## [AIM]
Search the data below for the string "chart". Extract every line that contains it.

## [PROVIDED DATA]
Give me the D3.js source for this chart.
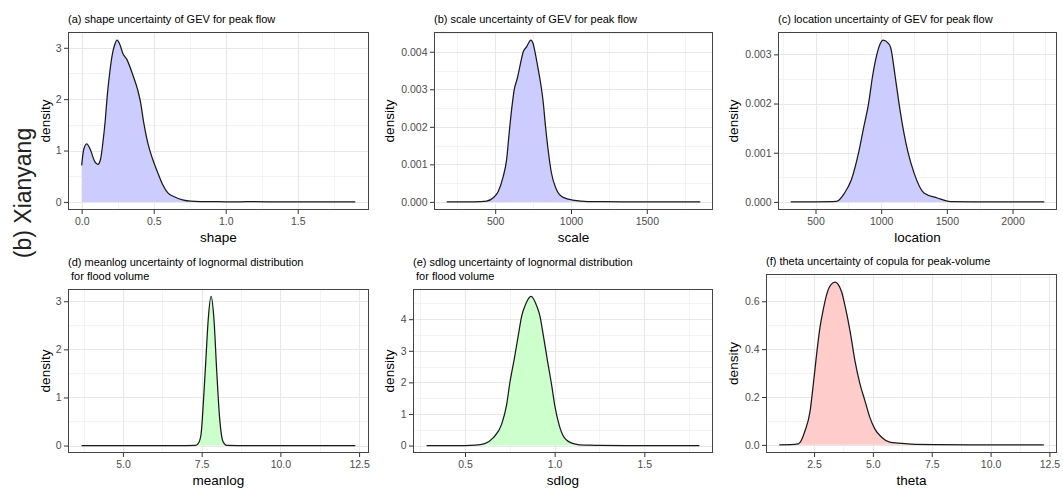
<!DOCTYPE html>
<html>
<head>
<meta charset="utf-8">
<script src="https://cdn.jsdelivr.net/npm/d3@7/dist/d3.min.js"></script>
<style>
  html, body { margin: 0; padding: 0; background: #fff; }
  svg { display: block; font-family: "Liberation Sans", Arial, sans-serif; }
</style>
</head>
<body>
<svg id="chart" width="1063" height="491"></svg>
<script>
// ---- Posterior density of each parameter (x = parameter value, y = density) ----
const shapeX = [0, 0.014, 0.035, 0.06, 0.09, 0.113, 0.131, 0.147, 0.164, 0.177, 0.194, 0.21, 0.228, 0.246, 0.263, 0.286, 0.316, 0.355, 0.389, 0.408, 0.431, 0.459, 0.493, 0.528, 0.562, 0.597, 0.643, 0.7, 0.758, 0.827, 0.9, 1.0, 1.1, 1.2, 1.3, 1.4, 1.5, 1.6, 1.7, 1.8, 1.9];
const shapeDensity = [0.71, 1.02, 1.13, 1.02, 0.79, 0.73, 0.83, 1.15, 1.6, 2.05, 2.5, 2.83, 3.05, 3.15, 3.08, 2.89, 2.76, 2.47, 2.18, 1.95, 1.54, 1.15, 0.83, 0.57, 0.34, 0.18, 0.1, 0.04, 0.013, 0.006, 0.004, 0.003, 0.003, 0.004, 0.003, 0.002, 0.001, 0.001, 0.0005, 0.0003, 0.0002];

const scaleX = [180, 300, 400, 443, 487, 520, 553, 575, 592, 608, 625, 645, 667, 685, 707, 735, 750, 766, 783, 799, 816, 832, 849, 871, 904, 948, 1025, 1112, 1200, 1400, 1600, 1853];
const scaleDensity = [0, 0.000003, 0.00001, 0.00002, 0.00011, 0.00028, 0.00068, 0.00112, 0.00183, 0.00245, 0.00298, 0.00328, 0.00369, 0.0040, 0.00413, 0.00431, 0.00422, 0.00392, 0.00355, 0.00318, 0.00268, 0.00201, 0.00139, 0.00077, 0.00033, 0.00012, 0.00004, 0.00001, 0.000005, 0.000002, 0.000001, 0];

const locationX = [311, 500, 659, 721, 773, 828, 868, 904, 934, 967, 990, 1015, 1056, 1073, 1106, 1136, 1174, 1205, 1250, 1326, 1427, 1528, 1700, 2000, 2242];
const locationDensity = [0, 0.000002, 0.00001, 0.00018, 0.00045, 0.001, 0.00153, 0.002, 0.00255, 0.003, 0.0032, 0.00329, 0.00322, 0.00313, 0.00256, 0.002, 0.00139, 0.001, 0.00059, 0.00018, 0.00008, 0.000005, 0.000001, 0, 0];

const meanlogX = [3.69, 6.0, 7.0, 7.3, 7.39, 7.48, 7.55, 7.63, 7.71, 7.8, 7.89, 7.98, 8.07, 8.18, 8.3, 9.0, 10.5, 12.38];
const meanlogDensity = [0, 0, 0, 0.002, 0.04, 0.23, 0.85, 1.74, 2.63, 3.1, 2.63, 1.53, 0.58, 0.08, 0.005, 0, 0, 0];

const sdlogX = [0.286, 0.5, 0.556, 0.61, 0.658, 0.704, 0.732, 0.751, 0.775, 0.797, 0.816, 0.838, 0.868, 0.9, 0.918, 0.937, 0.961, 0.983, 1.0, 1.024, 1.054, 1.104, 1.169, 1.197, 1.25, 1.4, 1.807];
const sdlogDensity = [0, 0, 0.01, 0.06, 0.25, 0.67, 1.29, 2.02, 2.75, 3.48, 4.1, 4.47, 4.72, 4.42, 4.1, 3.48, 2.65, 1.92, 1.29, 0.67, 0.25, 0.06, 0.01, 0.015, 0.003, 0.001, 0];

const thetaX = [1.02, 1.5, 1.835, 2.12, 2.33, 2.47, 2.61, 2.75, 2.9, 3.04, 3.22, 3.39, 3.53, 3.67, 3.84, 4.03, 4.24, 4.45, 4.66, 4.87, 5.08, 5.37, 5.72, 6.07, 6.64, 7.77, 9.18, 12.26];
const thetaDensity = [0, 0.0005, 0.004, 0.06, 0.14, 0.255, 0.38, 0.49, 0.57, 0.63, 0.67, 0.68, 0.67, 0.64, 0.57, 0.475, 0.35, 0.255, 0.185, 0.115, 0.067, 0.032, 0.011, 0.007, 0.003, 0.001, 0.0002, 0];

// ---- Axis tick values and their labels ----
const shapeTicks = [0, 0.5, 1.0, 1.5];
const shapeTickLabels = ["0.0", "0.5", "1.0", "1.5"];
const shapeYTicks = [0, 1, 2, 3];
const shapeYTickLabels = ["0", "1", "2", "3"];

const scaleTicks = [500, 1000, 1500];
const scaleTickLabels = ["500", "1000", "1500"];
const scaleYTicks = [0, 0.001, 0.002, 0.003, 0.004];
const scaleYTickLabels = ["0.000", "0.001", "0.002", "0.003", "0.004"];

const locationTicks = [500, 1000, 1500, 2000];
const locationTickLabels = ["500", "1000", "1500", "2000"];
const locationYTicks = [0, 0.001, 0.002, 0.003];
const locationYTickLabels = ["0.000", "0.001", "0.002", "0.003"];

const meanlogTicks = [5.0, 7.5, 10.0, 12.5];
const meanlogTickLabels = ["5.0", "7.5", "10.0", "12.5"];
const meanlogYTicks = [0, 1, 2, 3];
const meanlogYTickLabels = ["0", "1", "2", "3"];

const sdlogTicks = [0.5, 1.0, 1.5];
const sdlogTickLabels = ["0.5", "1.0", "1.5"];
const sdlogYTicks = [0, 1, 2, 3, 4];
const sdlogYTickLabels = ["0", "1", "2", "3", "4"];

const thetaTicks = [2.5, 5.0, 7.5, 10.0, 12.5];
const thetaTickLabels = ["2.5", "5.0", "7.5", "10.0", "12.5"];
const thetaYTicks = [0, 0.2, 0.4, 0.6];
const thetaYTickLabels = ["0.0", "0.2", "0.4", "0.6"];

// ---- Panel titles and axis titles ----
const panelTitles = [
  ["(a) shape uncertainty of GEV for peak flow"],
  ["(b) scale uncertainty of GEV for peak flow"],
  ["(c) location uncertainty of GEV for peak flow"],
  ["(d) meanlog uncertainty of lognormal distribution", " for flood volume"],
  ["(e) sdlog uncertainty of lognormal distribution", " for flood volume"],
  ["(f) theta uncertainty of copula for peak-volume"]
];
const xTitles = ["shape", "scale", "location", "meanlog", "sdlog", "theta"];
const yTitle = "density";
const stationLabel = "(b) Xianyang";

// ---- Fill colours (20% tint of blue / green / red) ----
const FILL_BLUE = "#ccccff", FILL_GREEN = "#ccffcc", FILL_RED = "#ffcccc";

// ---- Panel layout in pixels (yTitleX = absolute x of the rotated "density" title) ----
const panels = [
  { x: shapeX, y: shapeDensity, xt: shapeTicks, xl: shapeTickLabels, yt: shapeYTicks, yl: shapeYTickLabels,
    fill: FILL_BLUE, left: 68, top: 32, right: 369, bottom: 210, yTitleX: 45 },
  { x: scaleX, y: scaleDensity, xt: scaleTicks, xl: scaleTickLabels, yt: scaleYTicks, yl: scaleYTickLabels,
    fill: FILL_BLUE, left: 434, top: 32, right: 713, bottom: 210, yTitleX: 389 },
  { x: locationX, y: locationDensity, xt: locationTicks, xl: locationTickLabels, yt: locationYTicks, yl: locationYTickLabels,
    fill: FILL_BLUE, left: 778, top: 32, right: 1057, bottom: 210, yTitleX: 733 },
  { x: meanlogX, y: meanlogDensity, xt: meanlogTicks, xl: meanlogTickLabels, yt: meanlogYTicks, yl: meanlogYTickLabels,
    fill: FILL_GREEN, left: 68, top: 289, right: 369, bottom: 453, yTitleX: 45 },
  { x: sdlogX, y: sdlogDensity, xt: sdlogTicks, xl: sdlogTickLabels, yt: sdlogYTicks, yl: sdlogYTickLabels,
    fill: FILL_GREEN, left: 413, top: 289, right: 713, bottom: 453, yTitleX: 389 },
  { x: thetaX, y: thetaDensity, xt: thetaTicks, xl: thetaTickLabels, yt: thetaYTicks, yl: thetaYTickLabels,
    fill: FILL_RED, left: 766, top: 274, right: 1057, bottom: 453, yTitleX: 733 }
];

const svg = d3.select("#chart");

// Minor breaks: midpoints between majors, plus one step beyond each end when inside the domain
function minorBreaks(major, domain) {
  const step = major.length > 1 ? major[1] - major[0] : 1;
  const out = [];
  const first = major[0] - step / 2;
  if (first >= domain[0]) out.push(first);
  for (let i = 0; i < major.length - 1; i++) out.push((major[i] + major[i + 1]) / 2);
  const last = major[major.length - 1] + step / 2;
  if (last <= domain[1]) out.push(last);
  return out;
}

panels.forEach((p, i) => {
  const w = p.right - p.left, h = p.bottom - p.top;
  const xMin = d3.min(p.x), xMax = d3.max(p.x);
  const yMax = d3.max(p.y);
  const xPad = (xMax - xMin) * 0.05, yPad = yMax * 0.05;
  const xDom = [xMin - xPad, xMax + xPad], yDom = [-yPad, yMax + yPad];
  const x = d3.scaleLinear().domain(xDom).range([0, w]);
  const y = d3.scaleLinear().domain(yDom).range([h, 0]);

  const g = svg.append("g").attr("transform", `translate(${p.left},${p.top})`);
  g.append("rect").attr("width", w).attr("height", h).attr("fill", "#fff");

  // grid
  const grid = g.append("g");
  minorBreaks(p.xt, xDom).forEach(v => grid.append("line")
    .attr("x1", Math.round(x(v)) + 0.5).attr("x2", Math.round(x(v)) + 0.5).attr("y1", 0).attr("y2", h)
    .attr("stroke", "#f3f3f3").attr("stroke-width", 1));
  minorBreaks(p.yt, yDom).forEach(v => grid.append("line")
    .attr("y1", Math.round(y(v)) + 0.5).attr("y2", Math.round(y(v)) + 0.5).attr("x1", 0).attr("x2", w)
    .attr("stroke", "#f3f3f3").attr("stroke-width", 1));
  p.xt.forEach(v => grid.append("line")
    .attr("x1", Math.round(x(v)) + 0.5).attr("x2", Math.round(x(v)) + 0.5).attr("y1", 0).attr("y2", h)
    .attr("stroke", "#e8e8e8").attr("stroke-width", 1.1));
  p.yt.forEach(v => grid.append("line")
    .attr("y1", Math.round(y(v)) + 0.5).attr("y2", Math.round(y(v)) + 0.5).attr("x1", 0).attr("x2", w)
    .attr("stroke", "#e8e8e8").attr("stroke-width", 1.1));

  // density area and outline
  const pts = p.x.map((v, k) => [v, p.y[k]]);
  const area = d3.area().x(d => x(d[0])).y0(y(0)).y1(d => y(d[1])).curve(d3.curveMonotoneX);
  const line = d3.line().x(d => x(d[0])).y(d => y(d[1])).curve(d3.curveMonotoneX);
  g.append("path").datum(pts).attr("d", area).attr("fill", p.fill);
  g.append("path").datum(pts).attr("d", line).attr("fill", "none")
    .attr("stroke", "#1a1a1a").attr("stroke-width", 1.25).attr("stroke-linejoin", "round");

  // panel border
  g.append("rect").attr("x", 0.5).attr("y", 0.5).attr("width", w - 1).attr("height", h - 1)
    .attr("fill", "none").attr("stroke", "#444").attr("stroke-width", 1);

  // axes
  const xAxis = d3.axisBottom(x).tickValues(p.xt).tickFormat((d, k) => p.xl[k]).tickSize(4).tickPadding(4);
  const yAxis = d3.axisLeft(y).tickValues(p.yt).tickFormat((d, k) => p.yl[k]).tickSize(4).tickPadding(2.5);
  const gx = g.append("g").attr("transform", `translate(0,${h})`).call(xAxis);
  const gy = g.append("g").call(yAxis);
  [gx, gy].forEach(a => {
    a.select(".domain").remove();
    a.selectAll(".tick line").attr("stroke", "#333");
    a.selectAll(".tick text").attr("fill", "#4d4d4d").style("font-size", "10.5px")
      .style("font-family", '"Liberation Sans", Arial, sans-serif');
  });

  // axis titles
  g.append("text").attr("x", w / 2).attr("y", h + 32).attr("text-anchor", "middle")
    .style("font-size", "13.5px").attr("fill", "#000").text(xTitles[i]);
  g.append("text").attr("transform", `translate(${p.yTitleX - p.left},${h / 2}) rotate(-90)`)
    .attr("text-anchor", "middle").attr("dy", "0.35em")
    .style("font-size", "13.5px").attr("fill", "#000").text(yTitle);

  // panel title (one or two lines)
  const lines = panelTitles[i];
  const t0 = lines.length === 2 ? -23 : -9;
  lines.forEach((s, k) => {
    g.append("text").attr("x", 0).attr("y", t0 + k * 14)
      .style("font-size", "11px").style("white-space", "pre").attr("fill", "#000").text(s);
  });
});

// station label on the left margin
svg.append("text").attr("transform", "translate(31,193) rotate(-90)")
  .attr("text-anchor", "middle")
  .style("font-size", "23px").attr("fill", "#222").text(stationLabel);
</script>
</body>
</html>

## [RESPONSE TO THE EXERCISE]
Give me the D3.js source for this chart.
<svg id="chart" width="1063" height="491"></svg>
const svg = d3.select("#chart");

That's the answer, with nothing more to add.